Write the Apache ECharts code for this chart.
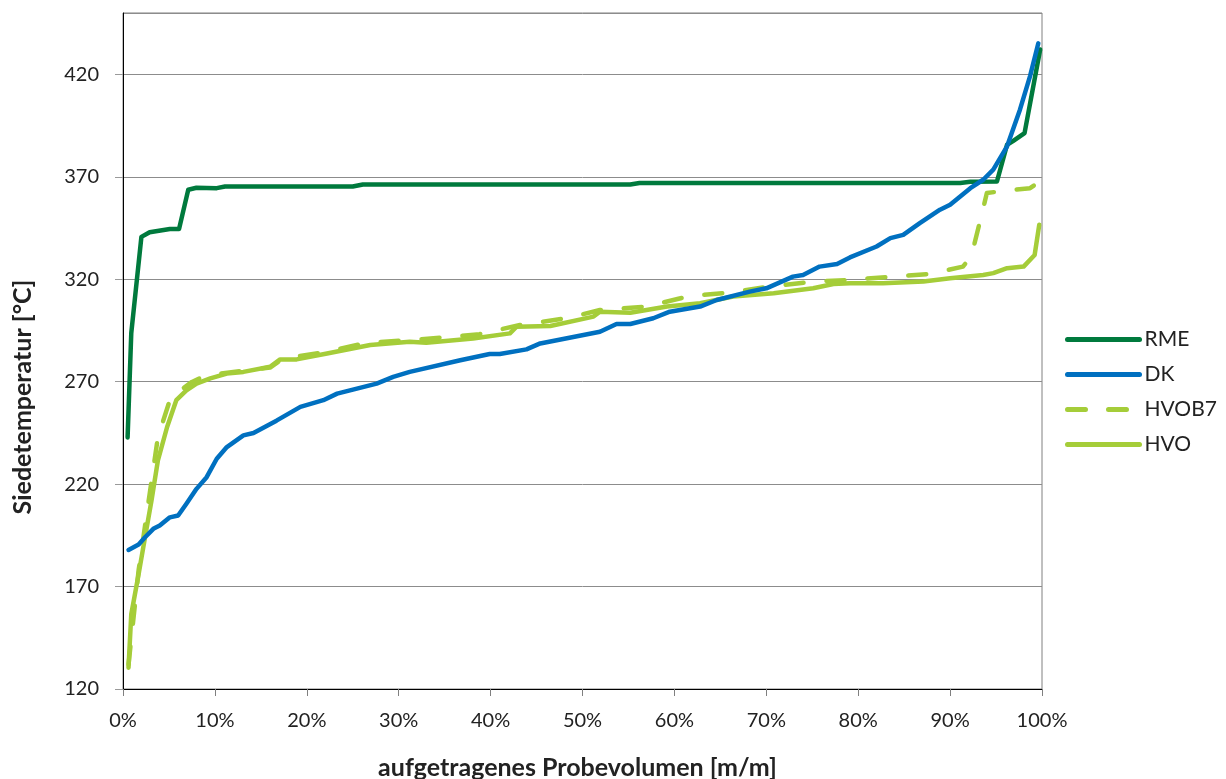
<!DOCTYPE html>
<html>
<head>
<meta charset="utf-8">
<script src="https://cdn.jsdelivr.net/npm/echarts@6/dist/echarts.min.js"></script>
<style>html,body{margin:0;padding:0;background:#fff;}#c{width:1226px;height:779px;}</style>
</head>
<body>
<div id="c"></div>
<script>
// x in percent of sample volume, y in °C
const rme = [[0.5,242.8],[0.9,293.8],[2.0,340.7],[2.9,343.0],[5.1,344.6],[6.1,344.6],[7.1,363.7],[8.0,364.7],[10.2,364.5],[11.1,365.3],[25.0,365.3],[26.1,366.3],[55.2,366.3],[56.2,367.0],[91.1,367.0],[92.2,367.6],[95.1,367.8],[96.2,385.7],[96.8,387.3],[98.1,391.4],[99.8,432.2]];
const dk = [[0.6,187.9],[1.7,190.5],[2.4,194.1],[3.3,198.2],[4.0,199.8],[5.1,203.8],[6.0,204.7],[6.9,210.4],[8.0,217.7],[9.1,223.4],[10.2,232.4],[11.3,238.1],[13.1,243.8],[14.2,245.0],[16.7,251.0],[19.3,257.7],[21.8,261.0],[23.3,264.2],[27.6,269.1],[29.4,272.4],[31.2,274.8],[36.7,280.5],[39.9,283.5],[41.0,283.5],[43.9,285.8],[45.4,288.7],[51.9,294.4],[53.7,298.2],[55.2,298.2],[57.7,301.0],[59.5,304.2],[62.8,306.7],[64.6,309.9],[68.2,314.0],[70.0,315.6],[72.9,321.3],[74.0,322.1],[75.8,326.2],[77.7,327.5],[79.1,330.7],[82.0,336.0],[83.5,340.1],[84.9,341.7],[86.7,347.4],[88.9,354.0],[90.0,356.4],[92.2,364.5],[93.6,368.6],[94.7,373.5],[96.2,384.9],[97.6,402.8],[98.7,419.2],[99.6,435.2]];
const hvob7 = [[0.6,132.0],[1.7,178.0],[2.9,215.2],[3.8,243.0],[5.1,261.0],[5.3,262.6],[7.5,269.9],[9.1,273.2],[12.0,274.8],[16.0,276.9],[17.4,281.3],[22.2,284.6],[26.5,289.0],[31.2,290.3],[34.5,291.5],[38.8,293.2],[43.2,297.7],[48.3,301.0],[51.9,305.0],[57.0,306.7],[61.7,311.9],[66.0,313.5],[70.4,316.5],[75.1,318.9],[79.1,319.7],[83.8,321.3],[87.8,322.6],[91.4,326.2],[92.3,331.1],[93.3,349.1],[94.0,362.1],[96.2,363.4],[98.7,364.5],[99.6,367.3]];
const hvo = [[0.6,130.4],[0.9,156.5],[1.7,176.1],[2.4,194.1],[3.1,212.0],[3.8,231.6],[4.8,247.9],[5.8,261.0],[6.9,265.8],[8.0,269.1],[9.5,271.6],[11.3,274.0],[13.1,274.8],[16.0,277.3],[17.1,280.9],[18.9,280.9],[22.2,283.8],[26.9,287.9],[31.2,289.5],[33.0,289.0],[38.1,291.1],[42.1,293.6],[42.8,296.8],[46.5,297.2],[51.2,301.8],[51.9,304.2],[55.2,303.7],[59.2,306.7],[62.8,308.3],[66.4,311.6],[70.8,313.2],[75.1,315.6],[77.3,317.7],[79.1,318.1],[82.7,318.1],[87.1,318.9],[90.0,320.5],[93.6,322.1],[94.7,323.0],[96.2,325.4],[98.0,326.2],[99.2,331.9],[99.7,346.6]];
const seriesNames = ['RME','DK','HVOB7','HVO'];
const xTitle = 'aufgetragenes Probevolumen [m/m]';
const yTitle = 'Siedetemperatur [°C]';

const FONT = 'Lato';
const chart = echarts.init(document.getElementById('c'), null, {renderer:'canvas'});
function mk(name, data, color, dashed, z){
  return {name, type:'line', data, symbol:'none', showSymbol:false, smooth:false, z,
    lineStyle:{color, width:4.5, type: dashed ? [18,23] : 'solid', cap:'round', join:'round'},
    itemStyle:{color}};
}
chart.setOption({
  animation:false,
  textStyle:{fontFamily:FONT},
  grid:{left:123, right:184, top:13, bottom:90, show:true, borderColor:'#808080', borderWidth:1,
    outerBoundsMode:'none', containLabel:false},
  legend:{orient:'vertical', left:1060, top:324, itemWidth:72, itemHeight:14, itemGap:14,
    data:seriesNames,
    itemStyle:{opacity:0},
    lineStyle:{width:5, cap:'round'},
    textStyle:{fontFamily:FONT, fontSize:21, lineHeight:21, color:'#222', padding:[0,0,0,0]}},
  xAxis:{type:'value', min:0, max:100, interval:10,
    name:xTitle, nameLocation:'middle', nameGap:66,
    nameTextStyle:{fontFamily:FONT, fontSize:25, fontWeight:'bold', color:'#222', padding:[0,10,0,0]},
    axisLine:{show:true, lineStyle:{color:'#000', width:1}},
    axisTick:{show:true, inside:false, length:7, lineStyle:{color:'#808080'}},
    axisLabel:{formatter:'{value}%', fontSize:20, color:'#222', margin:22},
    splitLine:{show:false}},
  yAxis:{type:'value', min:120, max:450, interval:50,
    name:yTitle, nameLocation:'middle', nameGap:88,
    nameTextStyle:{fontFamily:FONT, fontSize:25, fontWeight:'bold', color:'#222', padding:[0,92,0,0]},
    axisLine:{show:true, lineStyle:{color:'#000', width:1}},
    axisTick:{show:true, length:8, lineStyle:{color:'#9a9a9a'}},
    axisLabel:{fontSize:20, color:'#222', margin:24, showMaxLabel:false},
    splitLine:{show:true, lineStyle:{color:'#8c8c8c', width:1}}},
  series:[
    mk('RME', rme, '#007A3D', false, 4),
    mk('DK', dk, '#0070C0', false, 5),
    mk('HVOB7', hvob7, '#A5CD39', true, 3),
    mk('HVO', hvo, '#A5CD39', false, 2)
  ]
});
</script>
</body>
</html>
============
Challenge |
Print the complete listing exactly as it stands, without its pictures.

Finished exercise |
Write the Apache ECharts code for this chart.
<!DOCTYPE html>
<html>
<head>
<meta charset="utf-8">
<script src="https://cdn.jsdelivr.net/npm/echarts@6/dist/echarts.min.js"></script>
<style>html,body{margin:0;padding:0;background:#fff;}#c{width:1226px;height:779px;}</style>
</head>
<body>
<div id="c"></div>
<script>
// x in percent of sample volume, y in °C
const rme = [[0.5,242.8],[0.9,293.8],[2.0,340.7],[2.9,343.0],[5.1,344.6],[6.1,344.6],[7.1,363.7],[8.0,364.7],[10.2,364.5],[11.1,365.3],[25.0,365.3],[26.1,366.3],[55.2,366.3],[56.2,367.0],[91.1,367.0],[92.2,367.6],[95.1,367.8],[96.2,385.7],[96.8,387.3],[98.1,391.4],[99.8,432.2]];
const dk = [[0.6,187.9],[1.7,190.5],[2.4,194.1],[3.3,198.2],[4.0,199.8],[5.1,203.8],[6.0,204.7],[6.9,210.4],[8.0,217.7],[9.1,223.4],[10.2,232.4],[11.3,238.1],[13.1,243.8],[14.2,245.0],[16.7,251.0],[19.3,257.7],[21.8,261.0],[23.3,264.2],[27.6,269.1],[29.4,272.4],[31.2,274.8],[36.7,280.5],[39.9,283.5],[41.0,283.5],[43.9,285.8],[45.4,288.7],[51.9,294.4],[53.7,298.2],[55.2,298.2],[57.7,301.0],[59.5,304.2],[62.8,306.7],[64.6,309.9],[68.2,314.0],[70.0,315.6],[72.9,321.3],[74.0,322.1],[75.8,326.2],[77.7,327.5],[79.1,330.7],[82.0,336.0],[83.5,340.1],[84.9,341.7],[86.7,347.4],[88.9,354.0],[90.0,356.4],[92.2,364.5],[93.6,368.6],[94.7,373.5],[96.2,384.9],[97.6,402.8],[98.7,419.2],[99.6,435.2]];
const hvob7 = [[0.6,132.0],[1.7,178.0],[2.9,215.2],[3.8,243.0],[5.1,261.0],[5.3,262.6],[7.5,269.9],[9.1,273.2],[12.0,274.8],[16.0,276.9],[17.4,281.3],[22.2,284.6],[26.5,289.0],[31.2,290.3],[34.5,291.5],[38.8,293.2],[43.2,297.7],[48.3,301.0],[51.9,305.0],[57.0,306.7],[61.7,311.9],[66.0,313.5],[70.4,316.5],[75.1,318.9],[79.1,319.7],[83.8,321.3],[87.8,322.6],[91.4,326.2],[92.3,331.1],[93.3,349.1],[94.0,362.1],[96.2,363.4],[98.7,364.5],[99.6,367.3]];
const hvo = [[0.6,130.4],[0.9,156.5],[1.7,176.1],[2.4,194.1],[3.1,212.0],[3.8,231.6],[4.8,247.9],[5.8,261.0],[6.9,265.8],[8.0,269.1],[9.5,271.6],[11.3,274.0],[13.1,274.8],[16.0,277.3],[17.1,280.9],[18.9,280.9],[22.2,283.8],[26.9,287.9],[31.2,289.5],[33.0,289.0],[38.1,291.1],[42.1,293.6],[42.8,296.8],[46.5,297.2],[51.2,301.8],[51.9,304.2],[55.2,303.7],[59.2,306.7],[62.8,308.3],[66.4,311.6],[70.8,313.2],[75.1,315.6],[77.3,317.7],[79.1,318.1],[82.7,318.1],[87.1,318.9],[90.0,320.5],[93.6,322.1],[94.7,323.0],[96.2,325.4],[98.0,326.2],[99.2,331.9],[99.7,346.6]];
const seriesNames = ['RME','DK','HVOB7','HVO'];
const xTitle = 'aufgetragenes Probevolumen [m/m]';
const yTitle = 'Siedetemperatur [°C]';

const FONT = 'Lato';
const chart = echarts.init(document.getElementById('c'), null, {renderer:'canvas'});
function mk(name, data, color, dashed, z){
  return {name, type:'line', data, symbol:'none', showSymbol:false, smooth:false, z,
    lineStyle:{color, width:4.5, type: dashed ? [18,23] : 'solid', cap:'round', join:'round'},
    itemStyle:{color}};
}
chart.setOption({
  animation:false,
  textStyle:{fontFamily:FONT},
  grid:{left:123, right:184, top:13, bottom:90, show:true, borderColor:'#808080', borderWidth:1,
    outerBoundsMode:'none', containLabel:false},
  legend:{orient:'vertical', left:1060, top:324, itemWidth:72, itemHeight:14, itemGap:14,
    data:seriesNames,
    itemStyle:{opacity:0},
    lineStyle:{width:5, cap:'round'},
    textStyle:{fontFamily:FONT, fontSize:21, lineHeight:21, color:'#222', padding:[0,0,0,0]}},
  xAxis:{type:'value', min:0, max:100, interval:10,
    name:xTitle, nameLocation:'middle', nameGap:66,
    nameTextStyle:{fontFamily:FONT, fontSize:25, fontWeight:'bold', color:'#222', padding:[0,10,0,0]},
    axisLine:{show:true, lineStyle:{color:'#000', width:1}},
    axisTick:{show:true, inside:false, length:7, lineStyle:{color:'#808080'}},
    axisLabel:{formatter:'{value}%', fontSize:20, color:'#222', margin:22},
    splitLine:{show:false}},
  yAxis:{type:'value', min:120, max:450, interval:50,
    name:yTitle, nameLocation:'middle', nameGap:88,
    nameTextStyle:{fontFamily:FONT, fontSize:25, fontWeight:'bold', color:'#222', padding:[0,92,0,0]},
    axisLine:{show:true, lineStyle:{color:'#000', width:1}},
    axisTick:{show:true, length:8, lineStyle:{color:'#9a9a9a'}},
    axisLabel:{fontSize:20, color:'#222', margin:24, showMaxLabel:false},
    splitLine:{show:true, lineStyle:{color:'#8c8c8c', width:1}}},
  series:[
    mk('RME', rme, '#007A3D', false, 4),
    mk('DK', dk, '#0070C0', false, 5),
    mk('HVOB7', hvob7, '#A5CD39', true, 3),
    mk('HVO', hvo, '#A5CD39', false, 2)
  ]
});
</script>
</body>
</html>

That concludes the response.